A Revolução Francesa não inaugurou os expedientes modernos com os quais os governos dos nossos dias costumam tratar das crises financeiras em que lançam os seus países. Mas o governo revolucionário jacobino lançou mão de um conjunto de medidas que praticamente as juntou a todas, elevando-as a um paroxismo do disparate raramente igualado de novo: novos empréstimos (100 milhões em 5 de Setembro de 93); emissões descontroladas de papel-moeda, os célebres assignats (2 biliões em 28 de Setembro de 93, 1 bilião e 205 milhões em 19 de Junho de 94); novos impostos sobre os “ricos” (11 de Novembro de 93, destinado aos “ricos” de Nancy, numa medida decretada apenas por Saint-Just...); estabelecimento de preços e valores máximos para certos produtos e serviços (cereais, em 11 de Setembro de 93, géneros de primeira necessidade e salários, em 29 de Setembro do mesmo ano, esta última lei conhecida pela «Lei do Máximo»); confisco e nacionalização da propriedade («Decretos do Ventoso», de Março de 94); criminalização violenta de actos considerados ilícitos económicos (pena de morte para os açambarcadores em 27 de Julho de 93; pena de morte para quem rejeitasse os assignats e recompensa para os seus delatores); etc.

Somadas às loucuras do Ancien Régime, as loucuras da Revolução levaram a França à efectiva bancarrota.
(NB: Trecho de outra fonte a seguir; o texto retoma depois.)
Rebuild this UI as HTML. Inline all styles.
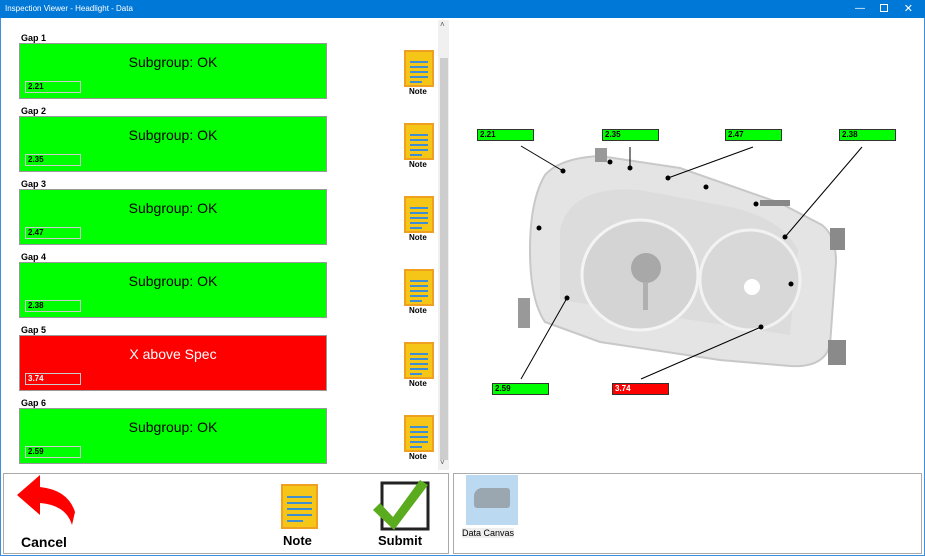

A guerra permanente com o estrangeiro agravou a situação. O governo revolucionário recusava responsabilidades na crise, imputando-as a todos os seus inimigos reais e imaginários. A culpa era dos emmigrés, dos conspiradores internos, dos contra-revolucionários, dos aristocratas, de Dumouriez, Pitt, dos credores, em suma, de todos menos de quem a provocara ou agravara irremediavelmente. Esta cultura de despesismo e irresponsabilidade deixou um traço profundo na mentalidade de muitos países que sofreram a influência da Revolução. Portugal não constituiu, nem constitui, uma excepção.